Sick and depressed Raj seeks solace in his director-choreographer Preeti (Raveena Tandon). Though she fantasizes mammoth song-and-dance sequences with him , Preeti is just “a good friend” of Raj until much later in the plot when director Bhatnagar mimics Hollywood superstar Richard Gere’s infamous flashing-of-his-genitals incident before an intrusive paparazzi, by making Raj clutch Preeti to his chest and taunting the photographs to click them as a hot item.
Unfortunately, Sanjay Kapoor isn’t Richard Gere. He isn’t even a major star in our own country. To accept him as a hysteria-inducing pinup idol is as difficult as to accept Bhatnagar’s over-pickled Hitchcock as a tribute to the original’s masterful study of the psychology of vendetta.
The theme of murder-swapping from Strangers On A Train worked because of its ironic edge. Miraculously that edge remains visible in Bhatnagar’s adaptation, thanks to Arbaaz Khan’s psychotic killer’s role. Bhatnagar’s treatment of this character demonstrates a keener understanding of human psychology than the other characters who are either undersketched (Raveena’s choreographer-director’s part seems to struggle between virtue and vice and ends up as neither fire nor ice) or over-caricatural (Aditi Gowatriker’s paranoid wife careens between Glenn Close in Fatal Attraction and Urmila Matondkar in Pyar Tune Kya Kiya without getting past the shrill-will).
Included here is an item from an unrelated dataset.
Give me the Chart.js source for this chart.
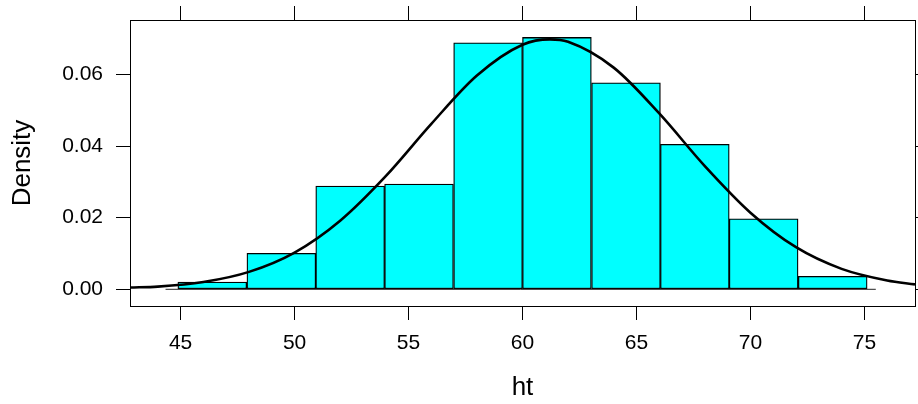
<!DOCTYPE html>
<html>
<head>
<meta charset="utf-8">
<script src="https://cdn.jsdelivr.net/npm/chart.js@4/dist/chart.umd.min.js"></script>
<style>
  html, body { margin: 0; padding: 0; background: #fff; overflow: hidden; }
  #wrap { position: relative; width: 932px; height: 404px; }
</style>
</head>
<body>
<div id="wrap"><canvas id="myChart"></canvas></div>
<script>

// histogram of ht: bin centres and density heights
var binMids = [46.39, 49.42, 52.44, 55.46, 58.49, 61.51, 64.54, 67.56, 70.58, 73.61];
var binDensity = [0.00204, 0.01005, 0.02883, 0.02939, 0.06883, 0.07033, 0.05766, 0.04047, 0.0197, 0.00363];

// fitted density curve
var curveX = [42.78, 44, 46, 48, 50, 52, 54, 56, 58, 60, 61.2, 62, 64, 66, 68, 70, 72, 74, 76, 77.22];
var curveY = [0.0005, 0.00076, 0.00204, 0.00487, 0.01026, 0.01916, 0.0316, 0.0462, 0.0597, 0.0683, 0.0698,
              0.0691, 0.0619, 0.0491, 0.0344, 0.0214, 0.01175, 0.00571, 0.00246, 0.00137];

// line along zero under the bars
var baseX = [44.34, 75.5];
var baseY = [0, 0];

var xTicks = [45, 50, 55, 60, 65, 70, 75];
var yTicks = [0, 0.02, 0.04, 0.06];

Chart.defaults.font.family = "'Liberation Sans', Arial, sans-serif";
Chart.defaults.color = '#000';

function pts(xs, ys) {
    var out = [];
    for (var i = 0; i != xs.length; i++) out.push({ x: xs[i], y: ys[i] });
    return out;
}

// force axis box sizes so the plot frame sits where the lattice one does
function fixSize(w, h) {
    return function (scale) {
        if (w != null) scale.width = w;
        if (h != null) scale.height = h;
        scale.paddingTop = 0;
        scale.paddingBottom = 0;
        scale.paddingLeft = 0;
        scale.paddingRight = 0;
    };
}

var X_MIN = 42.78, X_MAX = 77.22;
var Y_MIN = -0.00466, Y_MAX = 0.0752;

var tickGrid = {
    drawOnChartArea: false,
    drawTicks: true,
    tickLength: 14,
    tickColor: '#000',
    tickWidth: 1,
    offset: false
};
var frame = { display: true, color: '#000', width: 1 };

var config = {
    type: 'bar',
    data: {
        datasets: [
            {
                type: 'line',
                data: pts(curveX, curveY),
                borderColor: '#000',
                borderWidth: 2.6,
                pointRadius: 0,
                cubicInterpolationMode: 'monotone',
                fill: false,
                order: 0,
                xAxisID: 'x',
                yAxisID: 'y'
            },
            {
                type: 'line',
                data: pts(baseX, baseY),
                borderColor: '#222',
                borderWidth: 1,
                pointRadius: 0,
                fill: false,
                order: 1,
                xAxisID: 'x',
                yAxisID: 'y'
            },
            {
                type: 'bar',
                data: pts(binMids, binDensity),
                backgroundColor: '#00FFFF',
                borderColor: '#000',
                borderWidth: 1.3,
                borderSkipped: false,
                barPercentage: 1,
                categoryPercentage: 1,
                order: 2,
                xAxisID: 'x',
                yAxisID: 'y'
            }
        ]
    },
    options: {
        responsive: true,
        maintainAspectRatio: false,
        animation: false,
        layout: { padding: 0 },
        plugins: { legend: { display: false }, tooltip: { enabled: false } },
        scales: {
            x: {
                type: 'linear',
                position: 'bottom',
                min: X_MIN, max: X_MAX,
                offset: false,
                grid: tickGrid,
                border: frame,
                afterBuildTicks: function (s) { s.ticks = xTicks.map(function (v) { return { value: v }; }); },
                ticks: { font: { size: 21 }, padding: 11, maxRotation: 0, autoSkip: false },
                title: { display: true, text: 'ht', font: { size: 26 }, padding: { top: 0, bottom: 1 } },
                afterFit: fixSize(null, 98)
            },
            x2: {
                type: 'linear',
                position: 'top',
                min: X_MIN, max: X_MAX,
                offset: false,
                grid: tickGrid,
                border: frame,
                afterBuildTicks: function (s) { s.ticks = xTicks.map(function (v) { return { value: v }; }); },
                ticks: { display: false },
                afterFit: fixSize(null, 20)
            },
            y: {
                type: 'linear',
                position: 'left',
                min: Y_MIN, max: Y_MAX,
                grid: tickGrid,
                border: frame,
                afterBuildTicks: function (s) { s.ticks = yTicks.map(function (v) { return { value: v }; }); },
                ticks: { font: { size: 21 }, padding: 13, callback: function (v) { return v.toFixed(2); } },
                title: { display: true, text: 'Density', font: { size: 26 }, padding: { top: 7, bottom: 0 } },
                afterFit: fixSize(130, null)
            },
            y2: {
                type: 'linear',
                position: 'right',
                min: Y_MIN, max: Y_MAX,
                grid: tickGrid,
                border: frame,
                afterBuildTicks: function (s) { s.ticks = yTicks.map(function (v) { return { value: v }; }); },
                ticks: { display: false },
                afterFit: fixSize(17, null)
            }
        }
    }
};

new Chart(document.getElementById('myChart'), config);
</script>
</body>
</html>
Soch gleans a modicum of creative energy from Arbaaz Khan’s character and his troubled homicidal relationship with his cop-father (Danny Denzongpa) , which was never a part of the original film. The scenes between ‘superstar’ Sanjay Kapoor and his fanatic fan who resolves to put his idol out of misery by murdering the star’s obsessive wife, are done with a certain degree of brio lacking in the rest of the film.
Arbaaz’s flat even-toned delivery gives his unhinged character a menacing edge. Dialogue writer Atul Tiwari has saved the best lines for him. “Your wife wasn’t a good woman I just rang her once and she agreed to come,” the psycho tells the star confidentially , replicating in a strange disembodied way the dialogues between ‘fan’ Robert de Niro and basketball superstar Wesley Snipes in Tony Scott’s The Fan.
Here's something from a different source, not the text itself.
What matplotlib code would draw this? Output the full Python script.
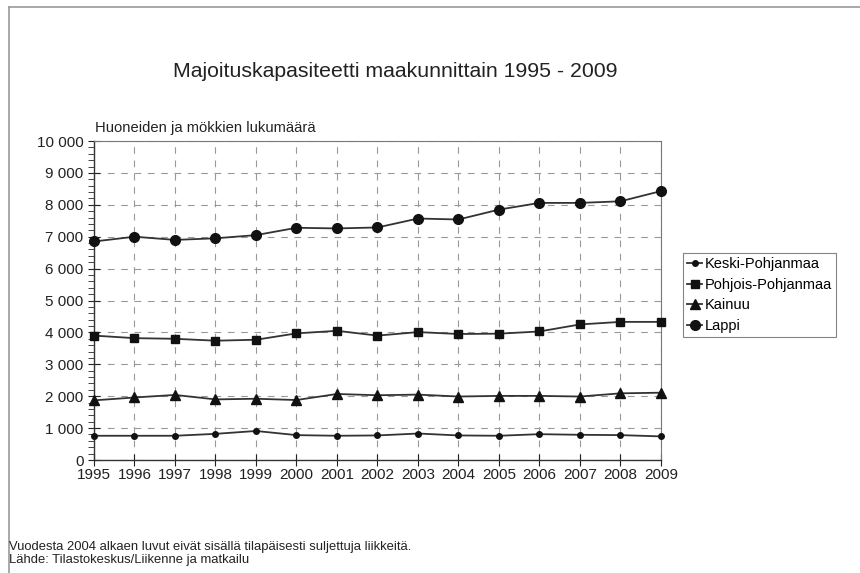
import matplotlib
matplotlib.use("Agg")
import matplotlib.pyplot as plt
from matplotlib.ticker import MultipleLocator, FuncFormatter
from matplotlib.lines import Line2D

plt.rcParams['font.family'] = ['Liberation Sans', 'DejaVu Sans']

# data
years = list(range(1995, 2010))
keski = [760, 760, 760, 820, 910, 780, 760, 770, 830, 770, 760, 810, 790, 780, 740]
pohjois = [3900, 3820, 3800, 3740, 3770, 3970, 4050, 3900, 4010, 3950, 3960, 4030, 4250, 4330, 4330]
kainuu = [1870, 1960, 2040, 1900, 1920, 1880, 2070, 2030, 2050, 1990, 2010, 2010, 1990, 2090, 2110]
lappi = [6850, 7000, 6900, 6950, 7050, 7280, 7260, 7290, 7570, 7540, 7850, 8060, 8060, 8110, 8430]

series = [
    ("Keski-Pohjanmaa", keski, "o", 4),
    ("Pohjois-Pohjanmaa", pohjois, "s", 6),
    ("Kainuu", kainuu, "^", 7),
    ("Lappi", lappi, "o", 7),
]

fig = plt.figure(figsize=(8.6, 5.73), dpi=100)
ax = fig.add_axes([0.1093, 0.1972, 0.6593, 0.5567])

for name, vals, mk, ms in series:
    ax.plot(years, vals, color="#333333", lw=1.3, marker=mk, ms=ms,
            markerfacecolor="#111111", markeredgecolor="#111111", label=name,
            clip_on=False, zorder=3)

ax.set_xlim(1995, 2009)
ax.set_ylim(0, 10000)
ax.set_xticks(years)
ax.yaxis.set_major_locator(MultipleLocator(1000))
ax.yaxis.set_minor_locator(MultipleLocator(200))
ax.yaxis.set_major_formatter(FuncFormatter(lambda v, p: f"{int(v):,}".replace(",", " ")))
ax.tick_params(axis="both", which="major", direction="inout", length=8, width=0.8,
               labelsize=11, colors="#222222")
ax.tick_params(axis="y", which="minor", direction="out", length=4, width=0.7, colors="#444444")
ax.tick_params(axis="x", pad=2)

ax.grid(True, which="major", color="#999999", lw=0.8, ls=(0, (6, 6)))
ax.set_axisbelow(True)
for s in ["top", "right"]:
    ax.spines[s].set_color("#777777")
    ax.spines[s].set_linewidth(0.8)
for s in ["left", "bottom"]:
    ax.spines[s].set_color("#333333")
    ax.spines[s].set_linewidth(1.0)

fig.text(0.46, 0.875, "Majoituskapasiteetti maakunnittain 1995 - 2009",
         ha="center", va="center", fontsize=15.3, color="#222222")
fig.text(0.11, 0.777, "Huoneiden ja mökkien lukumäärä", ha="left", va="center",
         fontsize=10.6, color="#222222")

leg = fig.legend(loc="upper left", bbox_to_anchor=(0.794, 0.5585), fontsize=10.5,
                 frameon=True, fancybox=False, edgecolor="#666666", handlelength=1.0,
                 handletextpad=0.2, labelspacing=0.45, borderpad=0.3, borderaxespad=0)
leg.get_frame().set_linewidth(0.8)

fig.text(0.01, 0.045, "Vuodesta 2004 alkaen luvut eivät sisällä tilapäisesti suljettuja liikkeitä.",
         ha="left", va="center", fontsize=9.4, color="#222222")
fig.text(0.01, 0.022, "Lähde: Tilastokeskus/Liikenne ja matkailu",
         ha="left", va="center", fontsize=9.4, color="#222222")

# frame lines of the scanned page
fig.add_artist(Line2D([0.0105, 1.0], [0.988, 0.988], transform=fig.transFigure,
                      color="#999999", lw=1.2))
fig.add_artist(Line2D([0.0105, 0.0105], [0.0, 0.988], transform=fig.transFigure,
                      color="#999999", lw=1.2))

fig.savefig("out.png", dpi=100)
Bhatnagar is comfortable enough touching up and embellishing the thriller genre. Scenes such as the one where Arbaaz barges into Raveena’s bathroom and involves her in a friendly chat are cleverly devised and shot in a para-‘noire’-mal light by Rajen Kothari. The sequence at the funfare where the stranger Arbaz pulls the trigger on the star’s wife is marvellously shot. But the dance items reminiscent of the ebony erotica of Rakesh Mehra’s Aks , flatter Raveena only to deceive her at the end. The rapidly maturing actress has an eminently ambivalent role in a plot where the two male characters take centrestage.
When it comes to the interweavement of the relationship among the characters the director seems to be at a loss. The characters are all bonded by brutality. But they don’t cohere to a sharply defined design. For a thriller, there are too many distractions from the main issue. And the pre-climactic drama in a movie theatre where the superstar goes on stage to challenge the killer, is pretentious enough to reduce the tension to a jokey level.
Still compared to cascade of cliches in the other release that week (Maine Dil Tujhko Diya) Soch gets an extra point for trying to push the formuistic envelope and for trying to take a compassionate view of film stars and their turbulent lives.
Though Soch is neither as slick as Rakesh Mehra’s Aks nor as clever as Ketan Mehta’s Aar Ya Paar its tale of immorality works mainly because of Arbaaz Khan. He performs far better than his brother Sohail in this week’s other film.
And where but in Soch (thought) can Sanjay Kapoor see himself winning a best actor award?